Describing the country as “a problematic theatre, Mr Zarate noted that Yemen had an unstable government, facing three different security situations: a Shia rebellion in the north, secessionist in the south and an increase in Al Qaeda presence.
“And you have greater ties to plots towards the US in Yemen.” He recalled that at least three recent attacks in the US were traced to Yemen: the recruitment centre attack in Little Rock, the Fort Hood case and now the attempt on the Northwest airliner.
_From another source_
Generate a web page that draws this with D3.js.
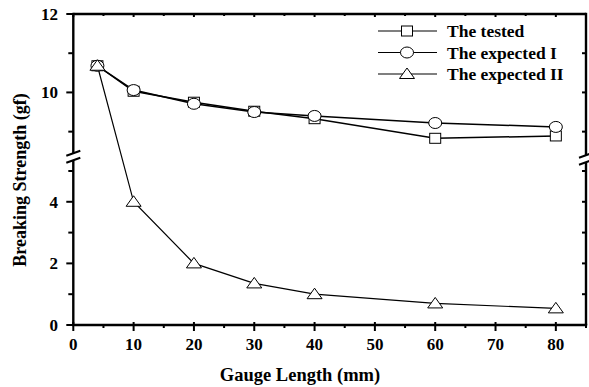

In a similar discussion on CNN, experts noted that Yemen was probably the second-most important place in the world for an Al Qaeda presence, after Fata. “Very similar to Afghanistan, there’s a civil war going on. It’s a very poor country.
The government doesn’t control it. Bin Laden’s family, of course, comes from Yemen. The USS Cole attack was directed from Yemen,” noted one expert. “We’ve seen multiple attacks – or attempted attacks on the American embassy there. Al Qaeda has a strong foothold in Yemen.” CNN terrorism expert Peter Bergen noted that Yemen had been a subject of intense American interest since the USS Cole attack in October of 2000, before 9/11. Mr McLaughlin, the former CIA acting director, said that after 9/11, when the US had chased Al Qaeda out of Afghanistan in early 2002, the place they thought the militants would go, other than the urban areas of Pakistan, was to Yemen.
“The Yemenis are difficult to work with. They don’t have capabilities. They are dealing primarily with an effort to control their own country,” he added.